Con questo nome il C. designava le sue sculture polimateriche (legno e ferro, marmo e bronzo, peperino e ferro, ferro e cristallo), costituite da elementi formali nettamente distinti: uno statico, esattamente definito, assestato ed inette, uno libero dinamico, lanciato nello spazio, ed infine uno luminoso, dato dai raggi del sole che nel variare intensità e inclinazione esaltavano, col continuo divenire di luci, di ombre, di riflessi e perciò di immagini-colore, il drammatico incontro-scontro degli opposti.
La lezione di Moore, se pure alla lunga più persuasiva, non fu però la sola in questi anni, come attestano la Scultura del 1953 e il Torso n. 1 del 1954, che nella accentuazione del valore della materia e nella concentrazione dei volumi denunciavano aperture verso Arp e Brancusi. L'innesto di assimilazioni diverse e per certi aspetti contrastanti non fu pacifico, e apri nel C. una crisi che, con l'accentuare il potenziale emotivo a scapito dell'astrazione formale, lo ricondusse ad esperienze di tipo figurativo (Ratto, 1955). La soluzione fu, ancora una volta, legata alle scelte iniziali della ricerca, ed egli tornò ad affidare alla materia, proprio per la sua vitalità intrinseca, la maggiore intensità emozionale. La "parentesi figurativa" venne perciò superata nel recupero delle Biforme, trasformate in organismi plastici autonomi e significativamente intitolate nel 1957-58 Sculture vive.

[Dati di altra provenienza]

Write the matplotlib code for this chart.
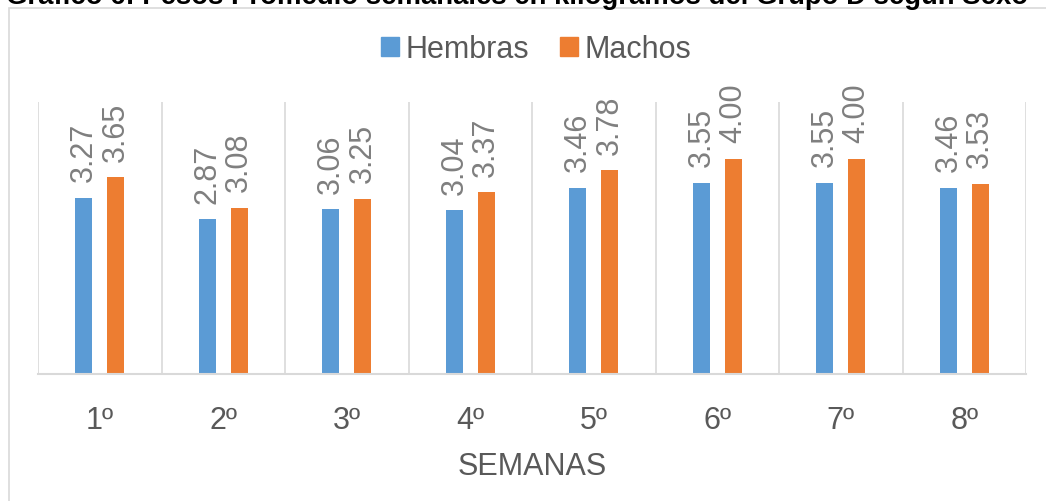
import matplotlib
matplotlib.use("Agg")
import matplotlib.pyplot as plt
from matplotlib.patches import Rectangle, Patch
import numpy as np

# Données : poids moyens hebdomadaires (kg) du Groupe D
semaines = ["1º", "2º", "3º", "4º", "5º", "6º", "7º", "8º"]
hembras = [3.27, 2.87, 3.06, 3.04, 3.46, 3.55, 3.55, 3.46]
machos = [3.65, 3.08, 3.25, 3.37, 3.78, 4.00, 4.00, 3.53]

titre = "Gráfico 6: Pesos Promedio semanales en kilogramos del Grupo D según Sexo"

plt.rcParams['font.family'] = ['Liberation Sans', 'DejaVu Sans']

W, H = 1046, 502
fig = plt.figure(figsize=(W / 100, H / 100), dpi=100)

# cadre du graphique
fig.patches.append(Rectangle((9 / W, -0.1), 1.2, 1.1 - 9 / H, transform=fig.transFigure,
                             fill=False, edgecolor="#d9d9d9", linewidth=1.2))
# titre (coupé en haut comme dans l'original)
fig.text(0.494, 1 - 4 / H, titre, ha="center", va="baseline", fontsize=19.8,
         fontweight="bold", color="black")

ax = fig.add_axes([38 / W, (H - 375) / H, (1026 - 38) / W, (375 - 103) / H])
x = np.arange(len(semaines))
dx = 0.128
larg = 0.138
b1 = ax.bar(x - dx, hembras, larg, color="#5B9BD5", label="Hembras")
b2 = ax.bar(x + dx, machos, larg, color="#ED7D31", label="Machos")

for barres, valeurs in [(b1, hembras), (b2, machos)]:
    for b, v in zip(barres, valeurs):
        ax.annotate(f"{v:.2f}", (b.get_x() + b.get_width() / 2, v), xytext=(0, 12),
                    textcoords="offset points", rotation=90, ha="center", va="bottom",
                    fontsize=22, color="#7f7f7f")

ax.set_xlim(-0.5, len(semaines) - 0.5)
ax.set_ylim(0, 5.05)
ax.set_yticks([])
ax.set_xticks(x)
ax.set_xticklabels(semaines, fontsize=22, color="#595959")
ax.tick_params(axis="x", length=0, pad=22)
ax.set_xticks(np.arange(-0.5, len(semaines)), minor=True)
ax.tick_params(axis="x", which="minor", length=0)
ax.grid(axis="x", which="minor", color="#d9d9d9", linewidth=1.2)
ax.set_axisbelow(True)
for s in ["top", "left", "right"]:
    ax.spines[s].set_visible(False)
ax.spines["bottom"].set_color("#d9d9d9")
ax.spines["bottom"].set_linewidth(1.5)
ax.set_xlabel("SEMANAS", fontsize=22, color="#595959", labelpad=12)

fig.legend(handles=[Patch(color="#5B9BD5", label="Hembras"), Patch(color="#ED7D31", label="Machos")],
           loc="center", bbox_to_anchor=(536 / W, 1 - 50 / H), ncol=2, frameon=False,
           fontsize=22, labelcolor="#595959", handlelength=0.6, handleheight=0.6,
           handletextpad=0.2, columnspacing=1.0)

fig.savefig("out.png", dpi=100)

In questa prospettiva sono da intendersi anche le successive scelte espressive degli anni 1960-67: nella serie delle Piastre (oggetti di forma geometrica realizzati mediante la stratificazione di lamiere bronzee sovrapposte e compresse) e nel bozzetto per il Monumento alla Resistenza di Cuneo, il C., pur ribadendo i termini essenziali della sua ricerca, superò la formula dell'innesto fra materie e modalità formative distinte, in favore di un rapporto dialettico che, nell'interno stesso dell'opera, si instaurava fra la sua rigorosa definizione formale e il trauma della lacerazione che corrompe inevitabilmente la forma.Furono questi gli anni più lusinghieri per i consensi di critica e la dovizia di riconoscim'enti ufficiali; fra gli altri: le presenze alle Quadriennali di Roma negli anni 1955, 1959, 1966; nel 1962 il gran premio di scultura ex aequo alla Biennale; l'anno seguente la vittoria al concorso per il Monumento alla Resistenza di Cuneo (peraltro poi realizzato da Mastroianni) e la mostra antologica in occasione dei premio Termoli; nel 1965 l'incarico della direzione del corso superiore di disegno industriale e comunicazione. visiva all'istituto d'arte di Roma, mantenuto fino al 1972. Il momento successivo nella ricerca del C. fu la scelta delle Superfici che, nel ribadire l'attenzione per le conformazioni geometriche rigorosamente precisate, preparavano l'ulteriore passaggio alle forme più libere degli Oggetti Plexiglas.
Questi, se chiudevano definitivamente con le suggestioni dell'informale, certo non estranee alla produzione delle Piastre, testimoniavano d'altro canto il trasferimento della metodologia della produzione seriale dal campo industriale a quello artistico.
Ulteriori chiarificazioni in questa stessa direzione vennero dalla progettazione, condotta in un arco di anni che va dal 1968 al 1971 e oltre, di Elementi modulati.
L'impiego e la selezione di materiali specifici dell'industria (acciaio inox, profilato, anodizzato, ferro smaltato) se da una parte consentivano all'artista di partecipare al contesto tecnologicamente avanzato in cui viveva, dall'altra acquistavano alla sua ricerca scultorea nuove possibilità espressive e favorivano il controllo dell'"impeto soggettivo a vantaggio d'una maggior chiarificazione oggettiva delle forine".
Questa fase di ricerca può dirsi conclusa nel 1972 con la mostra di sculture in piazza Margana a Roma. Parallelo, in sintonia con la ricerca artistica, proseguì anche l'impegno didattico che nel 1973 portò il C. alla direzione dell'Istituto superiore di disegno industriale di Roma, presso il quale egli rimase fino al settembre 1980 con incarico direttivo e successivamente come membro del comitato scientifico didattico a vita. L'ultima sua produzione, fa registrare la rielaborazione di una costante formale: la Piastra-Immagine attraverso il processo progettuale e il recupero di materiali tradizionali e familiari, di volta in volta adattati o riproposti con altri, così da dar vita a forme sempre nuove, ma costanti nel rispetto del rigore razionale della forma.
Il C. morì a Roma il 15 genn. 1983.
Fonti e Bibl.: L. P. Suppressa, Aldo C., Lecce 1951; 0. Zadkine, Sculptures de Aldo C., Paris 1951; N. Ponente, Aldo C., Roma 1957; Premio Termoli (catal.), Roma 1965, pp. 17-63; Aldo C. (catal., gall. dell'Obelisco), Roma 1965; I. Tomassoni, Aldo C., Milano 1970; F. Menna, C., Cuneo 1972; E. Mercuri, Aldo C., Roma 1978; N. Ponente, Aldo C. (catal., gall. Editalia), Roma 1979; Mostra antologica di Aldo C. (catal., San Cesario di Lecce, pal. Ducale), a cura di L. Galante, Lecce 1979; Presenze pugliesi nell'arte contemp. Ab origine (catal., Martina Franca, studio Carrieri), Bari 1983, pp. 12-15.